4 — Write a small dataset

import tempfile
from pathlib import Path

rng = np.random.default_rng(0)
labels = ["cat", "dog", "bird", "fish"]

samples = [
    RichSample(
        image=rng.integers(0, 255, (64, 64, 3), dtype=np.uint8),
        caption=f"A photo of a {labels[i % 4]}",
        label=labels[i % 4],
        split="train",
        confidence=round(float(rng.uniform(0.7, 1.0)), 3),
    )
    for i in range(200)
]

tmpdir = Path(tempfile.mkdtemp(prefix="atdata_lens_"))
ds = atdata.write_samples(samples, tmpdir / "data.tar", maxcount=100)
print(f"Wrote {len(samples)} samples across {len(ds.list_shards())} shards")
# writing /var/folders/hx/9l078dds5z945qcv8j1hsnr00000gn/T/atdata_lens_kxp0682w/data-000000.tar 0 0.0 GB 0
# writing /var/folders/hx/9l078dds5z945qcv8j1hsnr00000gn/T/atdata_lens_kxp0682w/data-000001.tar 100 0.0 GB 100
Wrote 200 samples across 2 shards

5 — View through lenses

Dataset.as_type() looks up the registered lens automatically via the LensNetwork singleton.

# Classification view -- only image + label
cls_ds = ds.as_type(ClassificationView)

for batch in cls_ds.ordered(batch_size=16):
    print(f"image shape : {batch.image.shape}")   # (16, 64, 64, 3)
    print(f"labels      : {batch.label[:4]}...")
    break
image shape : (16, 64, 64, 3)
labels      : ['cat', 'dog', 'bird', 'fish']...
# Caption view -- only text fields
cap_ds = ds.as_type(CaptionView)

for batch in cap_ds.ordered(batch_size=16):
    print(f"captions    : {batch.caption[:2]}...")
    print(f"confidence  : {batch.confidence[:4]}...")
    break
captions    : ['A photo of a cat', 'A photo of a dog']...
confidence  : [0.714, 0.82, 0.896, 0.725]...

The underlying tar files are read once; the lens getter runs per-sample during iteration.

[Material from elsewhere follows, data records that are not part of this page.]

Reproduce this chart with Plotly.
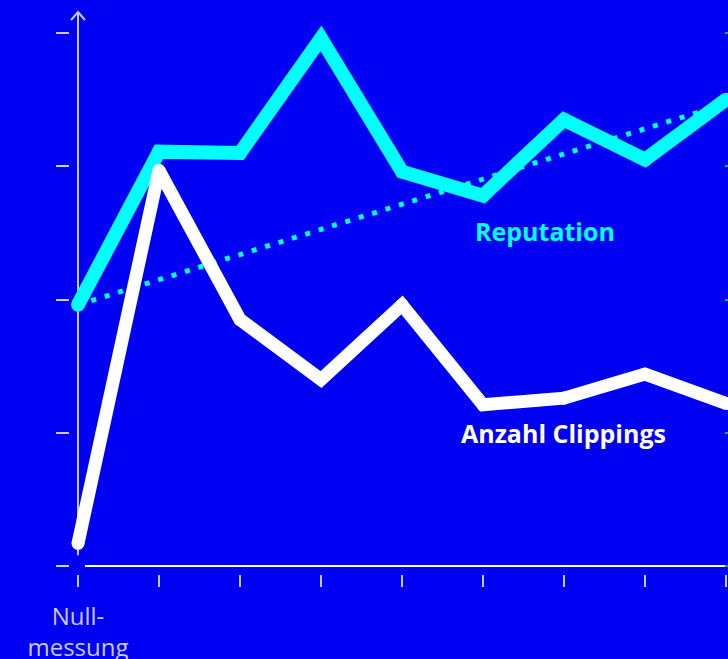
import plotly.graph_objects as go

# ---- data ----
periods = list(range(9))
period_labels = ["Null-<br>messung", "", "", "", "", "", "", "", ""]
reputation = [1.96, 3.11, 3.10, 3.96, 2.96, 2.78, 3.35, 3.05, 3.50]
clippings = [0.17, 2.97, 1.85, 1.40, 1.96, 1.21, 1.26, 1.44, 1.22]
trend_x = [0, 8]
trend_y = [1.96, 3.47]
y_ticks = [0, 1, 2, 3, 4]

BG = "#0000F2"
CYAN = "#00FFFF"
WHITE = "#FFFFFF"
LAV = "#C8C8FF"
GREEN = "#00C800"
FONT = "Open Sans"

fig = go.Figure()
fig.add_trace(go.Scatter(x=trend_x, y=trend_y, mode="lines",
                         line=dict(color=CYAN, width=5, dash="5px,9px"),
                         hoverinfo="skip", showlegend=False))
fig.add_trace(go.Scatter(x=periods, y=reputation, mode="lines+markers",
                         line=dict(color=CYAN, width=14),
                         marker=dict(color=CYAN, size=14, line=dict(width=0)),
                         showlegend=False))
fig.add_trace(go.Scatter(x=periods, y=clippings, mode="lines+markers",
                         line=dict(color=WHITE, width=13),
                         marker=dict(color=WHITE, size=13, line=dict(width=0)),
                         showlegend=False))

# axis decorations
fig.add_shape(type="line", xref="x", yref="y", x0=0, x1=0, y0=0.08, y1=4.158,
              line=dict(color=LAV, width=2), layer="below")
fig.add_shape(type="path", xref="x", yref="y",
              path="M -0.086 4.098 L 0 4.158 L 0.086 4.098",
              line=dict(color=LAV, width=2), layer="below")
fig.add_shape(type="line", xref="x", yref="y", x0=0.086, x1=8.2, y0=0, y1=0,
              line=dict(color=WHITE, width=2), layer="below")

fig.add_annotation(x=5.765, y=2.514, text="<b>Reputation</b>", showarrow=False,
                   font=dict(family=FONT, size=25, color=CYAN))
fig.add_annotation(x=6.0, y=0.998, text="<b>Anzahl Clippings</b>", showarrow=False,
                   font=dict(family=FONT, size=25, color=WHITE))

fig.update_layout(
    width=728, height=659,
    margin=dict(l=70, r=0, t=0, b=85, autoexpand=False),
    paper_bgcolor=BG, plot_bgcolor=BG,
    xaxis=dict(range=[-0.0988, 8.025], tickvals=periods, ticktext=period_labels,
               ticks="outside", ticklen=12, tickwidth=1.5, tickcolor=LAV,
               showgrid=False, zeroline=False, showline=False, automargin=False,
               tickfont=dict(family=FONT, size=24, color=LAV),
               ticklabelstandoff=9),
    yaxis=dict(range=[-0.060, 4.248], tickvals=y_ticks, ticks="outside",
               ticklen=13, tickwidth=1.5, tickcolor=LAV, showticklabels=False,
               showgrid=False, zeroline=False, showline=False, automargin=False),
    yaxis2=dict(range=[-0.060, 4.248], tickvals=y_ticks, ticks="outside",
                ticklen=6, tickwidth=2, tickcolor=GREEN, showticklabels=False,
                showgrid=False, zeroline=False, showline=False, automargin=False,
                overlaying="y", side="right", anchor="free", position=0.994),
)
fig.add_trace(go.Scatter(x=[None], y=[None], yaxis="y2", showlegend=False))

fig.write_html("out.html")
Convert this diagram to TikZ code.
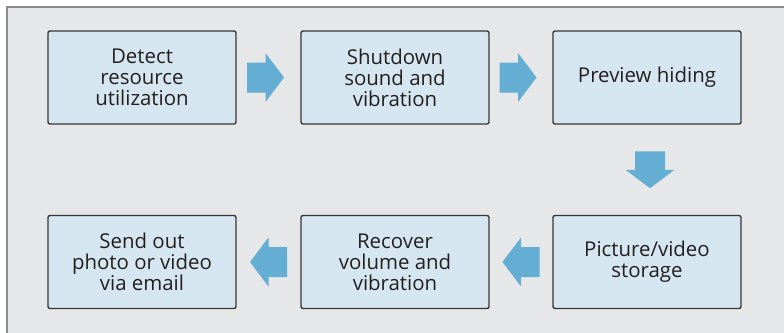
\documentclass[tikz,border=0pt]{standalone}
\usepackage{fontspec}
\setmainfont{Open Sans}
\usetikzlibrary{calc}
\definecolor{framebg}{HTML}{E6E7E8}
\definecolor{frameline}{HTML}{8C8C8C}
\definecolor{boxfill}{HTML}{D6E6F0}
\definecolor{boxline}{HTML}{363636}
\definecolor{arrowc}{HTML}{64AED3}
\definecolor{textc}{HTML}{231F20}
\tikzset{
  stepbox/.style={draw=boxline, line width=1.4bp, fill=boxfill, rounded corners=2bp,
    minimum width=188bp, minimum height=93bp, inner sep=0pt, align=center,
    text=textc, font=\fontsize{20.5}{21}\selectfont},
  pics/blockarrow/.style={code={
    \fill[arrowc] (-18.5bp,-15bp) -- (0bp,-15bp) -- (0bp,-24.5bp) -- (18.5bp,0bp)
      -- (0bp,24.5bp) -- (0bp,15bp) -- (-18.5bp,15bp) -- cycle;}}
}
\begin{document}
\begin{tikzpicture}[x=1bp,y=-1bp]
\useasboundingbox (0,0) rectangle (784,332);
\clip (0,0) rectangle (784,332);
\fill[framebg] (7,7) rectangle (800,350);
\draw[frameline, line width=2bp] (7,350) -- (7,7) -- (800,7);
\node[stepbox] (a) at (142,77.5) {Detect\\resource\\utilization};
\node[stepbox] (b) at (395,77.5) {Shutdown\\sound and\\vibration};
\node[stepbox] (c) at (647,77.5) {Preview hiding};
\node[stepbox] (f) at (142,262) {Send out\\photo or video\\via email};
\node[stepbox] (e) at (395,262) {Recover\\volume and\\vibration};
\node[stepbox] (d) at (647,262) {Picture/video\\storage};
\pic[xshift=-3bp] at ($(a.east)!0.5!(b.west)$) {blockarrow};
\pic[xshift=-3bp] at ($(b.east)!0.5!(c.west)$) {blockarrow};
\pic[rotate=-90, yshift=3bp] at ($(c.south)!0.5!(d.north)$) {blockarrow};
\pic[rotate=180] at ($(d.west)!0.5!(e.east)$) {blockarrow};
\pic[rotate=180] at ($(e.west)!0.5!(f.east)$) {blockarrow};
\end{tikzpicture}
\end{document}
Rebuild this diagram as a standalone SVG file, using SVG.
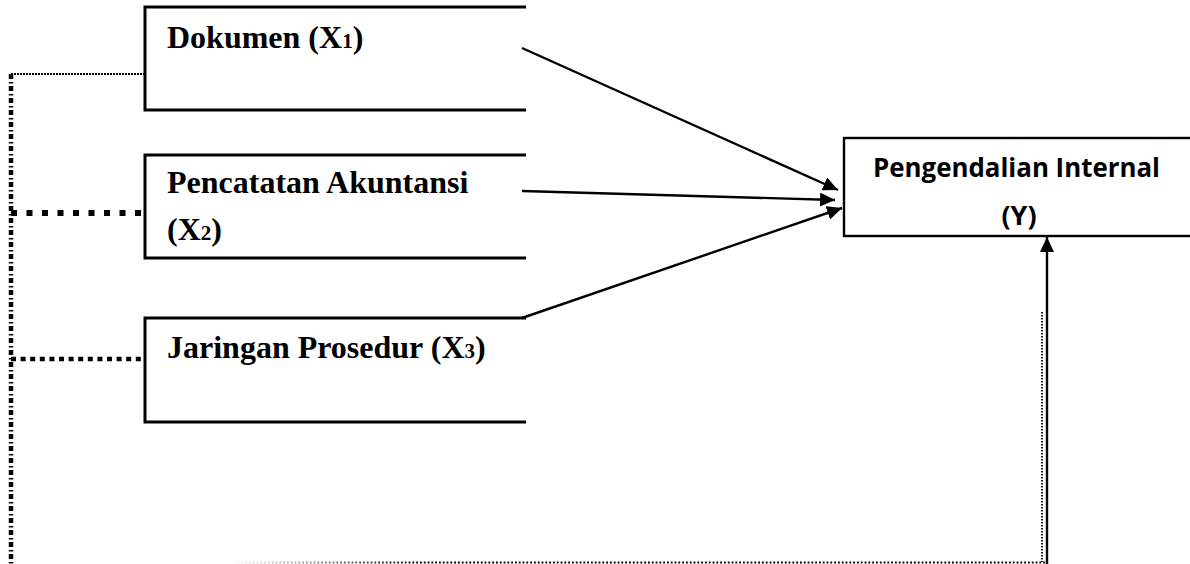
<svg xmlns="http://www.w3.org/2000/svg" width="1190" height="564" viewBox="0 0 1190 564">
<style>
.lbl{font-family:"Liberation Serif","Times New Roman",serif;font-weight:bold;font-size:32px;fill:#000}
.sub{font-size:21px}
.ylbl{font-family:"Open Sans","Noto Sans",sans-serif;font-weight:bold;font-size:27px;fill:#000}
.edge{stroke:#000;stroke-width:3;fill:none}
.arr{stroke:#000;stroke-width:2.4;fill:none;marker-end:url(#ah)}
</style>
<defs>
<marker id="ah" markerUnits="userSpaceOnUse" markerWidth="16" markerHeight="14" refX="15" refY="7" orient="auto">
<path d="M0,0 L15,7 L0,14 Z" fill="#000"/>
</marker>
<linearGradient id="fade" gradientUnits="userSpaceOnUse" x1="230" y1="0" x2="420" y2="0">
<stop offset="0" stop-color="#fff"/>
<stop offset="1" stop-color="#000"/>
</linearGradient>
</defs>
<rect width="1190" height="564" fill="#fff"/>

<g id="node-x1">
<path class="edge" d="M526,7 H145 V110 H526"/>
<text class="lbl" x="167" y="48">Dokumen (X<tspan class="sub">1</tspan>)</text>
</g>
<g id="node-x2">
<path class="edge" d="M526,155 H145 V258 H526"/>
<text class="lbl" x="167" y="193">Pencatatan Akuntansi</text>
<text class="lbl" x="167" y="240">(X<tspan class="sub">2</tspan>)</text>
</g>
<g id="node-x3">
<path class="edge" d="M526,318 H145 V422 H526"/>
<text class="lbl" x="167" y="358">Jaringan Prosedur (X<tspan class="sub">3</tspan>)</text>
</g>
<g id="node-y">
<rect x="844" y="138" width="360" height="98" fill="none" stroke="#000" stroke-width="2.4"/>
<text class="ylbl" x="873" y="177" textLength="287" lengthAdjust="spacingAndGlyphs">Pengendalian Internal</text>
<text class="ylbl" x="1019" y="225" text-anchor="middle">(Y)</text>
</g>

<g id="connectors">
<line class="arr" x1="522" y1="48" x2="838" y2="190"/>
<line class="arr" x1="522" y1="191" x2="835" y2="200"/>
<line class="arr" x1="522" y1="318" x2="842" y2="208"/>
<line class="arr" x1="1047" y1="564" x2="1047" y2="237"/>
<line x1="1042" y1="312" x2="1042" y2="562" stroke="#000" stroke-width="1.8" stroke-dasharray="1.5 1.5"/>
<line x1="230" y1="562.5" x2="1047" y2="562.5" stroke="url(#fade)" stroke-width="1.8" stroke-dasharray="1.8 2"/>
<line x1="11" y1="74" x2="11" y2="564" stroke="#000" stroke-width="4.5" stroke-dasharray="5 3 1.5 2.5"/>
<line x1="11" y1="74" x2="145" y2="74" stroke="#000" stroke-width="2" stroke-dasharray="2 1"/>
<line x1="11" y1="213" x2="145" y2="213" stroke="#000" stroke-width="6" stroke-dasharray="6 9.5"/>
<line x1="11" y1="359" x2="145" y2="359" stroke="#000" stroke-width="4.5" stroke-dasharray="5 4.6"/>
</g>
</svg>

No extra storage, no ETL step.

6 — Round-trip with putter

A lens with a putter supports the put direction: update the view, then propagate changes back to the source while preserving untouched fields.

original = samples[0]
print(f"Original label : {original.label}")

# Get the classification view
view = to_classification.get(original)
print(f"View label     : {view.label}")

# Modify the view
corrected = ClassificationView(image=view.image, label="kitten")

# Put it back -- caption, split, confidence are preserved
updated = to_classification.put(corrected, original)
print(f"Updated label  : {updated.label}")
print(f"Caption kept   : {updated.caption}")
Original label : cat
View label     : cat
Updated label  : kitten
Caption kept   : A photo of a cat

7 — Inspect the LensNetwork

The global registry lets you see all registered transformations at a glance.

network = atdata.LensNetwork()

for (src, view), lens_obj in network._registry.items():
    if src is RichSample:
        print(f"  {src.__name__} -> {view.__name__}  via {lens_obj.__name__}")
  RichSample -> ClassificationView  via to_classification
  RichSample -> CaptionView  via to_caption

8 — Clean up

import shutil

shutil.rmtree(tmpdir, ignore_errors=True)

Key takeaways

Concept API
Define a lens @atdata.lens decorator
Add a putter @my_lens.putter decorator
View a dataset ds.as_type(ViewType)
Forward transform lens.get(source)
Reverse transform lens.put(view, source)
Inspect registry atdata.LensNetwork()._registry

Lenses compose naturally with batching and shuffling—as_type() returns a full Dataset that supports every iteration mode.